- [Stated problem] Leave out the pictures and set down exactly the lines from the start of the listing through the one with "PORTS, ALL PORTS", both included.

-=-=-

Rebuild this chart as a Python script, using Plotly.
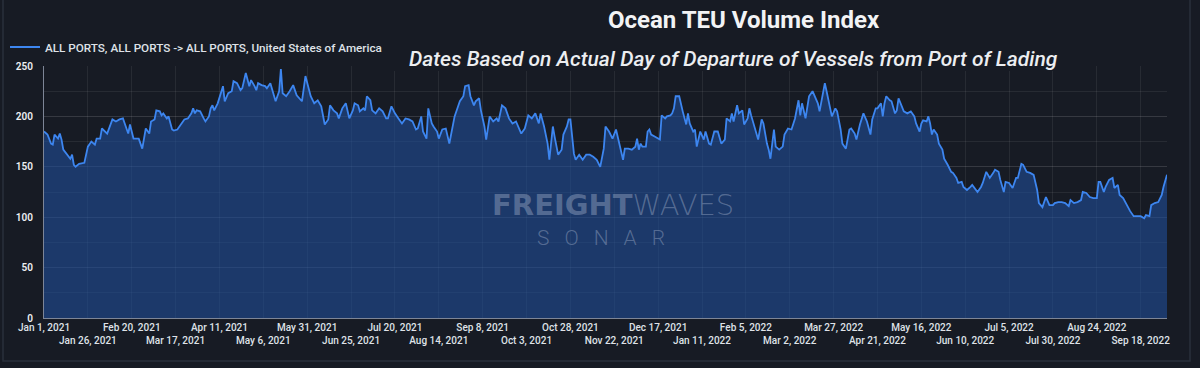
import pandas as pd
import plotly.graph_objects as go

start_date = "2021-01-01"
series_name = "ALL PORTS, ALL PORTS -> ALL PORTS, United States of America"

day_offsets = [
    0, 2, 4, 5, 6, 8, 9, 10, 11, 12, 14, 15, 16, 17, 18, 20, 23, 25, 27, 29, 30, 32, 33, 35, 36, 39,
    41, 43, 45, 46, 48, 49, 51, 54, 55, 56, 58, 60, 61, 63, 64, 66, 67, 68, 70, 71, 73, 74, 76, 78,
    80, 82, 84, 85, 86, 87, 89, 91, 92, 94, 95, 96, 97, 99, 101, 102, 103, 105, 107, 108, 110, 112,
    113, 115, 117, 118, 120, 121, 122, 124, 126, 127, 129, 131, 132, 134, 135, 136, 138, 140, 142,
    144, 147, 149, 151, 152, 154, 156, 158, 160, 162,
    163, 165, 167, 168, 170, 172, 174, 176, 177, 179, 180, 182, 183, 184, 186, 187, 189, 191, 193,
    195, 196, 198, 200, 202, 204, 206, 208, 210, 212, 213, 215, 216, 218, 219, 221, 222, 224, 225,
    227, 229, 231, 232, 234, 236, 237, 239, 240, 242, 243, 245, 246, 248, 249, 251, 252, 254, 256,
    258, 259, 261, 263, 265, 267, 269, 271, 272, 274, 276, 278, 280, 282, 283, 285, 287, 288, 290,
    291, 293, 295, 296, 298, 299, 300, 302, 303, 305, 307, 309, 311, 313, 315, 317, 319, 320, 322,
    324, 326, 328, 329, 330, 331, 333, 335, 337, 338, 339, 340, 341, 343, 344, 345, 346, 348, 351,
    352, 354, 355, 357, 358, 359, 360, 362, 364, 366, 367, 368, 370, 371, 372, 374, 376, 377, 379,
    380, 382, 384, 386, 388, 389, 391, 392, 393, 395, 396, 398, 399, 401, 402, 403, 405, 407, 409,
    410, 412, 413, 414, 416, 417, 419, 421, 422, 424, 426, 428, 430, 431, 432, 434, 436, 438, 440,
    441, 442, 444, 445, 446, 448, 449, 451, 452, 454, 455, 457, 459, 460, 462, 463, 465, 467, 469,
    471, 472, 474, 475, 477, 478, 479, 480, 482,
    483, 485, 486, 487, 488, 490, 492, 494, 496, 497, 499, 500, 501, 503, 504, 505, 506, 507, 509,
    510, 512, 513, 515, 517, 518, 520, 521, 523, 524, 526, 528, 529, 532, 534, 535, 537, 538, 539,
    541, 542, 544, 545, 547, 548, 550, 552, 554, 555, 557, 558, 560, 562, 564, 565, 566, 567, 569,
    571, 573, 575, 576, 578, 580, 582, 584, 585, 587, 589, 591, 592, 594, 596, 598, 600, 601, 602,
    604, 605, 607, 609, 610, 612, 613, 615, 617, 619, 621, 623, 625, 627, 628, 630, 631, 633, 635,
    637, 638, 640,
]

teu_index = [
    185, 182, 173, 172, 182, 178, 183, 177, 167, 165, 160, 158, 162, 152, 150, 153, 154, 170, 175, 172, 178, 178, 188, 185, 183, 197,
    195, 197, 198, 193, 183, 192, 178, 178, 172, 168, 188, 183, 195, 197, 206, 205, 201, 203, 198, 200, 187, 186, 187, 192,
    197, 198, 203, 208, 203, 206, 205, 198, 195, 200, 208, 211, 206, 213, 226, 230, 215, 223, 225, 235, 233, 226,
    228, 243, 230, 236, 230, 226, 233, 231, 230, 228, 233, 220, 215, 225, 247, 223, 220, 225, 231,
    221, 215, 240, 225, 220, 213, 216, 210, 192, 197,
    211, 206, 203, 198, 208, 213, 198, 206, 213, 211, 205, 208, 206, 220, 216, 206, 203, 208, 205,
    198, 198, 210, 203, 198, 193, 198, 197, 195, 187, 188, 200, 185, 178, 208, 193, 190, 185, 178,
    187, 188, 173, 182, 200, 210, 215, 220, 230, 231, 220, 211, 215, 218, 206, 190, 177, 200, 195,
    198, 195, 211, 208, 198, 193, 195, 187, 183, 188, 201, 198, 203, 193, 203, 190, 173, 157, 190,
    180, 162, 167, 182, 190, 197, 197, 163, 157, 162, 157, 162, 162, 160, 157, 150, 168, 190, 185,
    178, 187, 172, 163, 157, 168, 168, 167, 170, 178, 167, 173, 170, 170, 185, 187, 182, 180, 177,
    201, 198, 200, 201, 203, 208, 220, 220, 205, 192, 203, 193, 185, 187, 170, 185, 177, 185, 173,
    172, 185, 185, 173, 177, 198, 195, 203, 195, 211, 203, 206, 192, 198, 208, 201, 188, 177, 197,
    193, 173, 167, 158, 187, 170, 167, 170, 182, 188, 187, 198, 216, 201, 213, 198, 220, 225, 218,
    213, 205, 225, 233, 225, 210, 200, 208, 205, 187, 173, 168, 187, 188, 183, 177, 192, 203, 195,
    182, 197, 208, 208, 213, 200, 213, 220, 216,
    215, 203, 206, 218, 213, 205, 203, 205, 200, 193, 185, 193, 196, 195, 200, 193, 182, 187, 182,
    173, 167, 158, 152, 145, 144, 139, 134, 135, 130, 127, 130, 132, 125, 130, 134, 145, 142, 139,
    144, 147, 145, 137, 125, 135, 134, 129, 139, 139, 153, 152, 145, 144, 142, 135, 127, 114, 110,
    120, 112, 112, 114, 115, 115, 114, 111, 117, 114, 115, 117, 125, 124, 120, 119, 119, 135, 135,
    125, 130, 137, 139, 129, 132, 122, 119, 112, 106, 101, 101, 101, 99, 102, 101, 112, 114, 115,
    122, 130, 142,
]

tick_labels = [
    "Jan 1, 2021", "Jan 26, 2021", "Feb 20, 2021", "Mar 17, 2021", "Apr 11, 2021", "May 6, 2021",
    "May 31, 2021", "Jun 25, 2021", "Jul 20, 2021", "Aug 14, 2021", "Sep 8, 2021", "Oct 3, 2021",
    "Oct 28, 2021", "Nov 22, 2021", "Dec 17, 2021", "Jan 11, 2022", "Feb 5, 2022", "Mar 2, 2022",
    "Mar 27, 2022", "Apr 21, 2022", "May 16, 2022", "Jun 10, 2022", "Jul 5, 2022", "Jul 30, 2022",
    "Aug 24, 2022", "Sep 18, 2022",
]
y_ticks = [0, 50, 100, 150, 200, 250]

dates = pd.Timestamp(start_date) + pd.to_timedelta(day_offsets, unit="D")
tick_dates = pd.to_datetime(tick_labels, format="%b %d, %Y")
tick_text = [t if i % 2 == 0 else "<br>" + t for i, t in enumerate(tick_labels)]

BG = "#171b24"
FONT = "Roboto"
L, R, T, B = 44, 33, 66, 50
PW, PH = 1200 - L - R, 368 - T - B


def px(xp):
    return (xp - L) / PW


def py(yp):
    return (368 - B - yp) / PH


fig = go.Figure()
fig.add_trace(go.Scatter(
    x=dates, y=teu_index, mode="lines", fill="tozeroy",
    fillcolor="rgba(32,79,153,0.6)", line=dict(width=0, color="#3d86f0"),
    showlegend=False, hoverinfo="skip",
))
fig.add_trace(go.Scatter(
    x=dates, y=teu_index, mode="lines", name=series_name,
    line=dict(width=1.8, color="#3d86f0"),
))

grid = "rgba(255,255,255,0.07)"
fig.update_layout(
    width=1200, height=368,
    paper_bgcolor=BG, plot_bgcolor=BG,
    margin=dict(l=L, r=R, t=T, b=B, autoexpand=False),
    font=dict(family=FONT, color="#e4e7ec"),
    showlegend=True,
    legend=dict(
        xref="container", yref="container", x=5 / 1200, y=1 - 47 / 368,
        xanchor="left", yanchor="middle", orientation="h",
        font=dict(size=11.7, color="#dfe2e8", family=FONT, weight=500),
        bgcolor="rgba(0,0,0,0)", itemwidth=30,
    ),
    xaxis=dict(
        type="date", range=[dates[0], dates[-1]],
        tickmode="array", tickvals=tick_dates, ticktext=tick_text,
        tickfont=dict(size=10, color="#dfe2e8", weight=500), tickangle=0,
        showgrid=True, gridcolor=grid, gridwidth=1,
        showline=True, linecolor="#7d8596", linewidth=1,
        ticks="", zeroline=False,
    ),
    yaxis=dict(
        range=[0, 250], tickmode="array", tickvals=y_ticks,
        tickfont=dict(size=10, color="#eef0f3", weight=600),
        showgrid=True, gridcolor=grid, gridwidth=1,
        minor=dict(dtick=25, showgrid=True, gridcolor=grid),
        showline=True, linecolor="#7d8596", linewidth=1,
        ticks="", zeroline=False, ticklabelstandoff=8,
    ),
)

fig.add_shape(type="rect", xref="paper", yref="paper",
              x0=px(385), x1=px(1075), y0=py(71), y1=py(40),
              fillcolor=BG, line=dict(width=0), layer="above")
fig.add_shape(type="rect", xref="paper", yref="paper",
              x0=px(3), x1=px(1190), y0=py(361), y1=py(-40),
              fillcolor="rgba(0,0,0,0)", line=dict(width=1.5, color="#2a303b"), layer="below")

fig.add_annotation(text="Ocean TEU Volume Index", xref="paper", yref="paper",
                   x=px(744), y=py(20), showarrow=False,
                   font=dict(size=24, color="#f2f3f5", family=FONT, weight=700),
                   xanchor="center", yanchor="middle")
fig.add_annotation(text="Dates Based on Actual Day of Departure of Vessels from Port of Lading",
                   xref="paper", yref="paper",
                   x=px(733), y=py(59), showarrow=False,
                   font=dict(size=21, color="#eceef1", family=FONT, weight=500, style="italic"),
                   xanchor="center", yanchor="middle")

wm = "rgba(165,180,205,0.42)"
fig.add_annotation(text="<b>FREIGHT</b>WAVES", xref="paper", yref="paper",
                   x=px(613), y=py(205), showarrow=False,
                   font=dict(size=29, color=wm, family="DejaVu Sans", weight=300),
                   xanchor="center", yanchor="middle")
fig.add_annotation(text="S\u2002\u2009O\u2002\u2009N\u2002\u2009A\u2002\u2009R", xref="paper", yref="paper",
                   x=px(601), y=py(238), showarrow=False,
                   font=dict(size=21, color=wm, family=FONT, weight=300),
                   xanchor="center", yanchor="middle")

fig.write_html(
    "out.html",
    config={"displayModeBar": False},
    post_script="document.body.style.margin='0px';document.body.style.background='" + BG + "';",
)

-=-=-

- [Exercise response]
Rebuild this chart as a Python script, using Plotly.
import pandas as pd
import plotly.graph_objects as go

start_date = "2021-01-01"
series_name = "ALL PORTS, ALL PORTS -> ALL PORTS, United States of America"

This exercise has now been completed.